Mainz had been the site of massacres during the Crusades. Now the massacres returned. To avoid torture, the Jews reportedly set fire to their homes and to the Jewish streets. About 6,000 Jews reportedly perished in the flames. This also occurred at Frankfurt am Main. In Strasbourg, 2,000 Jews were burned on a wooden scaffold in the Jewish cemetery. (Source: Encyclopedia Judaica: Black Death)

The well poisoning libel was added to the repertoire of anti-Semitic lore. As with the Crusades, the aftermath of the black death massacres only increased the vehemence of anti-Semitism. Many Jews migrated to Poland and Lithuania, others remained in Central Europe and stubbornly rebuilt their communities.

Ami Isseroff

March 31, 2009

Source: http://www.zionism-israel.com/dic/Black_Death_Jews.htm


Nogle kilder til belysning af jødeforfølgelsen i forbindelse med Den Sorte Død
Jewish History Sourcebook: The Black Death and the Jews 1348-1349 CE

Samuel K. Cohn Jr: The Black Death and the Burning of Jews, Past and Present, no. 196, August 2007: 3-36 [pdf]

Michael H. Gelting: Pest, jøder og samfundsorden - forgiftningsrygter og jødeforfølgelser i forbindelse med den Sorte Død. Tidsskrift for Forskning i Sygdom og Samfund, Nr. 8 (2008)
Resumé: I artiklen gennemgås eksempler på begivenhedsforløbet i de jødeforfølgelser, som fandt sted i det Tyske Rige i 1348-1349, ligesom pavens tvetydige holdning bliver analyseret. Stillet over for et aggressivt folkekrav havde magthaverne valget mellem at beskytte jøderne og derved risikere at miste deres legitimitet eller at bevare skinnet af deres autoritet ved at ombringe jøderne. Kun de stærkest funderede fyrster og bystyrer var i stand til at fastholde den første løsning.


3. Falgellanter

Flagellanter (træsnit fra 15. årh.) The French historian and poet Jean Froissart (c.1333-c.1405) was educated for the church but at the age of nineteen began to write a history of the wars of his time. In 1360 he went to England, where he received a gracious welcome from Phillippa of Hainault, wife of Edward III, who appointed him clerk of her chamber. In 1364 he traveled in Scotland, where he was the guest of King David Bruce and of the Earl of Douglas. In 1366 he went to Aquitaine with the Black Prince; in 1368 he was in Italy, possibly with Chaucer and Petrarch, at the marriage of the Duke of Clarence. About 1390 he settled in Flanders, and resumed work on his Chronicle. In 1395 he revisited England, and was cordially welcomed by Richard II. He then returned to Chimay, where he had obtained a canonry, and where he may have died.

Froissart's famous Chronicle deals with the period 1326-1400. Mainly occupied with the affairs of France, England, Scotland and Flanders, he supplies much valuable information about Germany, Italy and Spain. He is of all medieval chroniclers the most vivid and entertaining, accurate and impartial in his statements.

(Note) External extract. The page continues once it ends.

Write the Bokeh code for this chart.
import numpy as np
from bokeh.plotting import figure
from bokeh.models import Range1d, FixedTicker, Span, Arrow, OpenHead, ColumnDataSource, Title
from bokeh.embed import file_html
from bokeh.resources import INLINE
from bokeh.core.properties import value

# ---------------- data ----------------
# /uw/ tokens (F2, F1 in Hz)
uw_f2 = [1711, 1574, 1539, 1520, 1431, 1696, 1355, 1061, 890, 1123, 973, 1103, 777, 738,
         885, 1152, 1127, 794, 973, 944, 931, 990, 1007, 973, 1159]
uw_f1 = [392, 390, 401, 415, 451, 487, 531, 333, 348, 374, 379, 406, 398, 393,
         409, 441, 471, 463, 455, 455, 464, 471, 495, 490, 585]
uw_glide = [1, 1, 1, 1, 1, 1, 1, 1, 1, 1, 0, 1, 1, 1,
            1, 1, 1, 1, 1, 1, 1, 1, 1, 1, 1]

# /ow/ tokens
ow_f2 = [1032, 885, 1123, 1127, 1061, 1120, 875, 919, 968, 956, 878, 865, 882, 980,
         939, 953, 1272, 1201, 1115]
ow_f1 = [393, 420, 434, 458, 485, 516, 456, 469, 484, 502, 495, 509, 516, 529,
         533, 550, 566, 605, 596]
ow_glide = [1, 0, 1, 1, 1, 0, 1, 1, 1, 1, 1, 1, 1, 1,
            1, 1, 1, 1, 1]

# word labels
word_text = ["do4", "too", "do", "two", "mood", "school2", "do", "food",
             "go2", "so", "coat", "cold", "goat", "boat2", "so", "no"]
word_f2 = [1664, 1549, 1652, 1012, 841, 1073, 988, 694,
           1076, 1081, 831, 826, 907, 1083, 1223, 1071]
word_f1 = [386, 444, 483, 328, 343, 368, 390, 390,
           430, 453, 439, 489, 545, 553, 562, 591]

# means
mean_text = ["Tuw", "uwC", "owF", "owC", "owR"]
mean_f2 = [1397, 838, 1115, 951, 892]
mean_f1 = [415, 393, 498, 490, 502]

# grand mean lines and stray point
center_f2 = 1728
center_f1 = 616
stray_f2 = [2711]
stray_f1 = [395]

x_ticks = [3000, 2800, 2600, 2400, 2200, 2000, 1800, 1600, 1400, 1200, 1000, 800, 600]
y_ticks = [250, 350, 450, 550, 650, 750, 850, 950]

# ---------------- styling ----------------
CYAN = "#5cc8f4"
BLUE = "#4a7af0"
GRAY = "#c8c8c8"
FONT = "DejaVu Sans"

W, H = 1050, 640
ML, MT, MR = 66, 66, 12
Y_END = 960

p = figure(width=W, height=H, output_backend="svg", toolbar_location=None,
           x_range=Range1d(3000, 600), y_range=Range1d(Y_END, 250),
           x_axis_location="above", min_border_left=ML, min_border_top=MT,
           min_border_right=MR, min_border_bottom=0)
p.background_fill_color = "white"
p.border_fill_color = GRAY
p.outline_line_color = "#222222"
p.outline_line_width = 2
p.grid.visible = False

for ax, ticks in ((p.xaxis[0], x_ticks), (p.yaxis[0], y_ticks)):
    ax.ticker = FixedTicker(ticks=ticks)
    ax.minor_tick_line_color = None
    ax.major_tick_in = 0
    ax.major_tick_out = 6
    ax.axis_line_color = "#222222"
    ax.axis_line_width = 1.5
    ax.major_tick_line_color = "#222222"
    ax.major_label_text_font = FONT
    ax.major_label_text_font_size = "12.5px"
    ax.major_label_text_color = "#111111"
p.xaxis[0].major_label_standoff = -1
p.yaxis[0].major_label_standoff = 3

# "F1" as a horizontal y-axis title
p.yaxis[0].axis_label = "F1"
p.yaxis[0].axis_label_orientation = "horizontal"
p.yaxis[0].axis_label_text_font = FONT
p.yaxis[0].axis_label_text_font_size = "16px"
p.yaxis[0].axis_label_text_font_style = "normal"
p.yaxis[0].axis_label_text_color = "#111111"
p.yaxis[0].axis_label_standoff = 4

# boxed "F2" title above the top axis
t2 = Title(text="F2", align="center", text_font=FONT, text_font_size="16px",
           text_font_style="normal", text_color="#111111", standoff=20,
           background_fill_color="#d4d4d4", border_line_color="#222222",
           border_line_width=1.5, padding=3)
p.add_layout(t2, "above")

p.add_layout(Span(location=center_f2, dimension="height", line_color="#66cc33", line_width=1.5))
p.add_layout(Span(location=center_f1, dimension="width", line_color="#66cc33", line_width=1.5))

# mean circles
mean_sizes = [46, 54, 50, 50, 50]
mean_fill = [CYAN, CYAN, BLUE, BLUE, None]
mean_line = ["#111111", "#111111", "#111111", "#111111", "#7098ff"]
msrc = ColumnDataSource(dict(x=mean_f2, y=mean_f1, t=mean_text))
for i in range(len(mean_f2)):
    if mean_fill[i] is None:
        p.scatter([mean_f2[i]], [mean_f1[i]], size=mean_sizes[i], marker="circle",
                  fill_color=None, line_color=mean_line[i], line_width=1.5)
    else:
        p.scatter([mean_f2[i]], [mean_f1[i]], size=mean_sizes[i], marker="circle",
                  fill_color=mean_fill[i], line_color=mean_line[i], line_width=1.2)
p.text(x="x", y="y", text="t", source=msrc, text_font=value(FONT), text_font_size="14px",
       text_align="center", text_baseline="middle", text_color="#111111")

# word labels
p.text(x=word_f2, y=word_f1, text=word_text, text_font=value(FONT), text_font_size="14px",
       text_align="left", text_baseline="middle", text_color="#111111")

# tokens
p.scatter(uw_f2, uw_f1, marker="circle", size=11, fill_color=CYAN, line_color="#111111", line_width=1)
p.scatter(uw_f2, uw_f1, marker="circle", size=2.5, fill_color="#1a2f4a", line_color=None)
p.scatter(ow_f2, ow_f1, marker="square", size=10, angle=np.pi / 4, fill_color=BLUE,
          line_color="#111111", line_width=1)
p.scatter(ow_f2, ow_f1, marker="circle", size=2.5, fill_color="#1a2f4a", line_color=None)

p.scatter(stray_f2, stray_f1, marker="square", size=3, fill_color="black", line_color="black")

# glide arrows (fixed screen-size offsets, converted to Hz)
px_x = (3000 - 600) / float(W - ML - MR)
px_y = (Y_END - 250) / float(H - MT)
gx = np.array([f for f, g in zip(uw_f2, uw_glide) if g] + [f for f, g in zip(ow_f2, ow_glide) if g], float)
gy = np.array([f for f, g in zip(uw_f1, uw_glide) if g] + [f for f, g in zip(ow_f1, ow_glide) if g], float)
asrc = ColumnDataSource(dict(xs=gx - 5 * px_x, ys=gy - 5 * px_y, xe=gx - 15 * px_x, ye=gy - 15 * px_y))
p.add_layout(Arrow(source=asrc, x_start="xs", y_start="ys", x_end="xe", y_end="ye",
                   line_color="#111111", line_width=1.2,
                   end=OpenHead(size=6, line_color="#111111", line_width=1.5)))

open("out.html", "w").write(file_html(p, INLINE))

The following brief selection describes the flagellant [penitent] movement of 1349.

* * *

In the Year of Grace 1349, the penitents went about, coming first out of Germany. They were men who did public penance and scourged themselves with whips of hard knotted leather with little iron spikes. Some made themselves bleed very badly between the shoulders and some foolish women had cloths ready to catch the blood and smear it on their eyes, saying that it was miraculous blood. While they were doing penance, they sang very mournful songs about the nativity and passion of Our Lord.

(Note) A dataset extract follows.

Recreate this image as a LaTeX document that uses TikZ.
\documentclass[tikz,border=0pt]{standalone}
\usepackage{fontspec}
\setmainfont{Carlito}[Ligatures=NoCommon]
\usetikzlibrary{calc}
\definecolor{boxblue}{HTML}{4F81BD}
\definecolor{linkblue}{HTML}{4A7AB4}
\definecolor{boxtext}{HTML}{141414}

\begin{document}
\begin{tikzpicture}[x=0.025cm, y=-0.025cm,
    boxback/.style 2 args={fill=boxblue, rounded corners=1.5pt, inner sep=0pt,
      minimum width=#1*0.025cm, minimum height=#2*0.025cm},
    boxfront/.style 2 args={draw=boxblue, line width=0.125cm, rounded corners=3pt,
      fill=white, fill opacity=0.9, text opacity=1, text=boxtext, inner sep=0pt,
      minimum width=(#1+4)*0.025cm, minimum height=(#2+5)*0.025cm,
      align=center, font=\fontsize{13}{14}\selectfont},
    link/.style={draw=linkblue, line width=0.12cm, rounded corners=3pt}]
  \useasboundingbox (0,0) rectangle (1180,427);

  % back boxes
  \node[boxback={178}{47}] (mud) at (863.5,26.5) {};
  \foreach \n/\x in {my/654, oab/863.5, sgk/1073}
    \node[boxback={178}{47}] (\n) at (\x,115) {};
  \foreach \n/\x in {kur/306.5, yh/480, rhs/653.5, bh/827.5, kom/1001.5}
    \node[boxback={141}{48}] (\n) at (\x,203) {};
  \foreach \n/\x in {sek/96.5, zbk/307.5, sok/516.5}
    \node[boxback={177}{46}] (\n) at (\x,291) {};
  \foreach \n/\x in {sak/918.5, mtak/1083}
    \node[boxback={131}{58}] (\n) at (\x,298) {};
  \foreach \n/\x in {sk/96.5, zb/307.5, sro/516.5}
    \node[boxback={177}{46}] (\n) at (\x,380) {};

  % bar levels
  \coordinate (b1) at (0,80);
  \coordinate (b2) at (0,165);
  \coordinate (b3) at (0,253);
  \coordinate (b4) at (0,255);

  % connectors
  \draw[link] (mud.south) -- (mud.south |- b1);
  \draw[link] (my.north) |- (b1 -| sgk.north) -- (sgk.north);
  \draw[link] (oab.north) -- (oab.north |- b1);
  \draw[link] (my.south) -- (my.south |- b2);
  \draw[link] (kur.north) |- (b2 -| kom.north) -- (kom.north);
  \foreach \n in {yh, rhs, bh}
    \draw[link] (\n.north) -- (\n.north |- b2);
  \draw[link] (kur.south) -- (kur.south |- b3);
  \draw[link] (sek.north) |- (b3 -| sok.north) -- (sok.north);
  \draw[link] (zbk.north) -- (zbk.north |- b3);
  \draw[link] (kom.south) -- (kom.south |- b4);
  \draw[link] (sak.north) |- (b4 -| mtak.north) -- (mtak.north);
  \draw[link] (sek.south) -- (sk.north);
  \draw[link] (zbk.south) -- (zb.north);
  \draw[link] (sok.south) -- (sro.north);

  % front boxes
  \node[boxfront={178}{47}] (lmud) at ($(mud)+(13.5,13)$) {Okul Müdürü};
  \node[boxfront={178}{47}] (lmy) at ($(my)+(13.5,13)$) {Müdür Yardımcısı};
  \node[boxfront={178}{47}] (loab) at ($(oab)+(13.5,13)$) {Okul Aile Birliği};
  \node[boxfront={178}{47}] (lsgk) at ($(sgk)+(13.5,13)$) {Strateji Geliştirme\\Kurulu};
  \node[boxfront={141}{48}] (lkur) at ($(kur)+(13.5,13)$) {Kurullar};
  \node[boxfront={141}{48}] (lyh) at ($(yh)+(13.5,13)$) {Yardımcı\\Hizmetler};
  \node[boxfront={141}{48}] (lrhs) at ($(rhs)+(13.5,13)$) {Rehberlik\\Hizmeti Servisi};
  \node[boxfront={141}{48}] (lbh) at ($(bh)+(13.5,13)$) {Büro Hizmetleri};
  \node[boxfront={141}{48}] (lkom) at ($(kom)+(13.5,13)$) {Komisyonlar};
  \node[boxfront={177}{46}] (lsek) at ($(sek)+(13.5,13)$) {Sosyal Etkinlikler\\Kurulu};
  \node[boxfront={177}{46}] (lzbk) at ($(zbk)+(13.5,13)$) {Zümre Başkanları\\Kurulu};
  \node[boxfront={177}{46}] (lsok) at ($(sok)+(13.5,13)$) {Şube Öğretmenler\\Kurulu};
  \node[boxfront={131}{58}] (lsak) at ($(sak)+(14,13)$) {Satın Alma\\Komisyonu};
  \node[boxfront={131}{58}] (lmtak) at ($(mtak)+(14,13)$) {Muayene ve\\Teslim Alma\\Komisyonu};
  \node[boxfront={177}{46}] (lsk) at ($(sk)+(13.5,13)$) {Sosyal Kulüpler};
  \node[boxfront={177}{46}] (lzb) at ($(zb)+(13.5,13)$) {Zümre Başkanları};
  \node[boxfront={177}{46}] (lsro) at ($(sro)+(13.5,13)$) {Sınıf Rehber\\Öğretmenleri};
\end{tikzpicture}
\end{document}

The object of this penance was to entreat God to put a stop to the mortality, for in that time of death there was an epidemic of plague. People died suddenly and at least a third of all the people in the world died then. The penitents of whom I am speaking went in companies from town to town and from city to city and wore long felt hoods on their heads, each company with its own color. Their rules forbade them to sleep more than one night in each town and the length of their goings-out was fixed by the thirty-three and a half years which Jesus Christ spent on earth, as the Holy Scriptures tell us; each of their companies went about for thirty-three and a half days, and then they returned to the towns or castles from which they had come. They spent very little money on their journeys, because the good people of the towns which they visited asked them to dinner and supper. They slept only on straw, unless illness forced them to do otherwise. When they entered a house in which they were to dine or sup, they kneeled down humbly on the threshold and said three paternosters and three Ave Marias, and did the same when they left. Many reconciliations were achieved through the penitents as they went about, for instance, over killings which had taken place and about which it had so far been impossible to reach an accord; but by means of the penitents peace was made.

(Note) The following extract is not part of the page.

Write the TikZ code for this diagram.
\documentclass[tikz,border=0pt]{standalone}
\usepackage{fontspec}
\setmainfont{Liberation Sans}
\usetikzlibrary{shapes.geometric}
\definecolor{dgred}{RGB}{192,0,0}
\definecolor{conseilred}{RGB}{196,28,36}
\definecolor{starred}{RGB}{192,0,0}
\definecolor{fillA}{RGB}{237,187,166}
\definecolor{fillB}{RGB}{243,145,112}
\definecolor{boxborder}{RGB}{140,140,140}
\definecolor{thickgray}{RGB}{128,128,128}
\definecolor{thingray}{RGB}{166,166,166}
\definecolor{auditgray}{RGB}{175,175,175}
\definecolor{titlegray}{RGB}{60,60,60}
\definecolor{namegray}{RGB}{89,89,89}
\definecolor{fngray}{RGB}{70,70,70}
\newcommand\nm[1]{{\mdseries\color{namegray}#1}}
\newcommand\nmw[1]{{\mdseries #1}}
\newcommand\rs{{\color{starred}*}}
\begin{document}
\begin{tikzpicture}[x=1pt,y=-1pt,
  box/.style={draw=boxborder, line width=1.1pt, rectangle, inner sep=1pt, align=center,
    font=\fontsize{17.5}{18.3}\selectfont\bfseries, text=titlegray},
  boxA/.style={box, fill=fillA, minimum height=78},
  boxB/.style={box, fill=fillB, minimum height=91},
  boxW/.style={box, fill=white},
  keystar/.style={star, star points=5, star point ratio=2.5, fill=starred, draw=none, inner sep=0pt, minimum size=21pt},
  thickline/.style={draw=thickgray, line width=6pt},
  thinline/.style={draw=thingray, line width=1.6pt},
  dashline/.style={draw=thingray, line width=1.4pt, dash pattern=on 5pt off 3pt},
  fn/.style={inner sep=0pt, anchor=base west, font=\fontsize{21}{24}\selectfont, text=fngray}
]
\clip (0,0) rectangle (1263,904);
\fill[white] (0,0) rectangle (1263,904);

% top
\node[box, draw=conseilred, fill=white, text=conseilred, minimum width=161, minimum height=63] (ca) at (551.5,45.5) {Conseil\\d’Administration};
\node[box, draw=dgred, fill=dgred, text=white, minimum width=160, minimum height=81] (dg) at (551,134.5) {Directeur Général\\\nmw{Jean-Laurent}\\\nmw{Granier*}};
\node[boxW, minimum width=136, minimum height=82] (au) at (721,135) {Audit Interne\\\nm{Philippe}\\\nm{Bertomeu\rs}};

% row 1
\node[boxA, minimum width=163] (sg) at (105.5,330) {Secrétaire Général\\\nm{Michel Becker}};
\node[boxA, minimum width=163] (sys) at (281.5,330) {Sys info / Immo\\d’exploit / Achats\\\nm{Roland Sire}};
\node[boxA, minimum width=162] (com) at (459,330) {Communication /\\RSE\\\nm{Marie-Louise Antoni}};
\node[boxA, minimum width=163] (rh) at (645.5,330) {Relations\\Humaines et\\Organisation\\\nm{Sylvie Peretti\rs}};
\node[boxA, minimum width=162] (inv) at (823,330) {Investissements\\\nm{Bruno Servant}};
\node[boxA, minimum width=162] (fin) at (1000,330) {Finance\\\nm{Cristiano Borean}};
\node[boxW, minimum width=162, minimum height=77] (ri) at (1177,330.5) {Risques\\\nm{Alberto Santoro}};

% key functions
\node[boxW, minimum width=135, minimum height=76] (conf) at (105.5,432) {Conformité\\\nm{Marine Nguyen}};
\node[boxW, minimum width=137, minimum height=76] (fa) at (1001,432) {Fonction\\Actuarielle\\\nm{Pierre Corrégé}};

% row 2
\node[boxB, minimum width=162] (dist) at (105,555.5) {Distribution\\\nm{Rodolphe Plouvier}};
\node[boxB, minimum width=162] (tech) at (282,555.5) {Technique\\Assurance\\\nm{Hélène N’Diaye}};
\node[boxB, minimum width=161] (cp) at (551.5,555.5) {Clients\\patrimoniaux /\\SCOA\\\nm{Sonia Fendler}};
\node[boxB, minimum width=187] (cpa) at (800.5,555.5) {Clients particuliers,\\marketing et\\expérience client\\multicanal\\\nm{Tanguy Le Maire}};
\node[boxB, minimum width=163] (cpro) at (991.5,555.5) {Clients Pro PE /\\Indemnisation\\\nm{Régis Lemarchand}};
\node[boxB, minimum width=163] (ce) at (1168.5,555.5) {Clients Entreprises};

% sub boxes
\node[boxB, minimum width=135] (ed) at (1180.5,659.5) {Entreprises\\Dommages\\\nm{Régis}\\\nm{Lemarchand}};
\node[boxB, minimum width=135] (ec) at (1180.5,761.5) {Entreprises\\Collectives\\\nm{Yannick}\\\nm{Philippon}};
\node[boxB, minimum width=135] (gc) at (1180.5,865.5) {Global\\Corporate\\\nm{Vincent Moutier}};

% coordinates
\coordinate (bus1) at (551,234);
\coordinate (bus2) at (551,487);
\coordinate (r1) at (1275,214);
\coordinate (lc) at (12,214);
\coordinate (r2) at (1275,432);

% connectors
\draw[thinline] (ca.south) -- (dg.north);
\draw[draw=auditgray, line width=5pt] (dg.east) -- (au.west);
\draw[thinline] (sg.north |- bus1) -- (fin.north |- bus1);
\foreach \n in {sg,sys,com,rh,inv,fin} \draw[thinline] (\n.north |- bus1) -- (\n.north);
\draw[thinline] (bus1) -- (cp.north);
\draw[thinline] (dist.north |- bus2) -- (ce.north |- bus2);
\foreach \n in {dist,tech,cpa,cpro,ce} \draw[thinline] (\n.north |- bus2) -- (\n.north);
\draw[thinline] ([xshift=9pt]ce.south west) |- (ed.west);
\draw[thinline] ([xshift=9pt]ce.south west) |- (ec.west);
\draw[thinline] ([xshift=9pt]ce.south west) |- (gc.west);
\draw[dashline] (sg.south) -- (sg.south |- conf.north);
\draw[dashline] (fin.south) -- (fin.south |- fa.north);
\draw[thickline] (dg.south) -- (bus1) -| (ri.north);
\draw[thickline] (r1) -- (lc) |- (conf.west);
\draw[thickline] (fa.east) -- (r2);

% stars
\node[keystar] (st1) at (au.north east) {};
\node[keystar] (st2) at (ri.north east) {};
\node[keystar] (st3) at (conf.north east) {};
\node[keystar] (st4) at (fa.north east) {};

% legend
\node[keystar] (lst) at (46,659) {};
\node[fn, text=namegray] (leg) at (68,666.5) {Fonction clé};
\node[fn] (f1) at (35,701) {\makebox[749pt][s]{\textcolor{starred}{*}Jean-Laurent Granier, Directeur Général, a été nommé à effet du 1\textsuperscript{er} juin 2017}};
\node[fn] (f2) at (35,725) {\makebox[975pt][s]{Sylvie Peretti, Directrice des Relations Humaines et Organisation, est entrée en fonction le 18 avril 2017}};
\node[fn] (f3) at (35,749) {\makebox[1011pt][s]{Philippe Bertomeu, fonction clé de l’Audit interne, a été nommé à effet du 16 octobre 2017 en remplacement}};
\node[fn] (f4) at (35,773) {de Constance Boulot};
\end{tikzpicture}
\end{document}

Their rules contained some quite reasonable and acceptable things which agreed with such natural human inclinations as to journey about and do penance, but they did not enter the Kingdom of France because Pope Innocent, who was at Avignon at that time with his cardinals, considered the practice and opposed it very strongly, declaring in condemnation of the penitents that public penance inflicted by oneself was neither right nor lawful. They were excommunicated for doing it, and especially those clergy who went with them. A number of priests, canons and chaplains who supported them were deprived of their benefices. Any who wished for absolution had to go to Avignon to get it. So this movement was broken up and came to nothing when it was seen that the Pope and the King of France were against them, and they did not go beyond Hainault. If they had gone to Cambrai or Saint-Quentin, the gates would have been shut in their faces.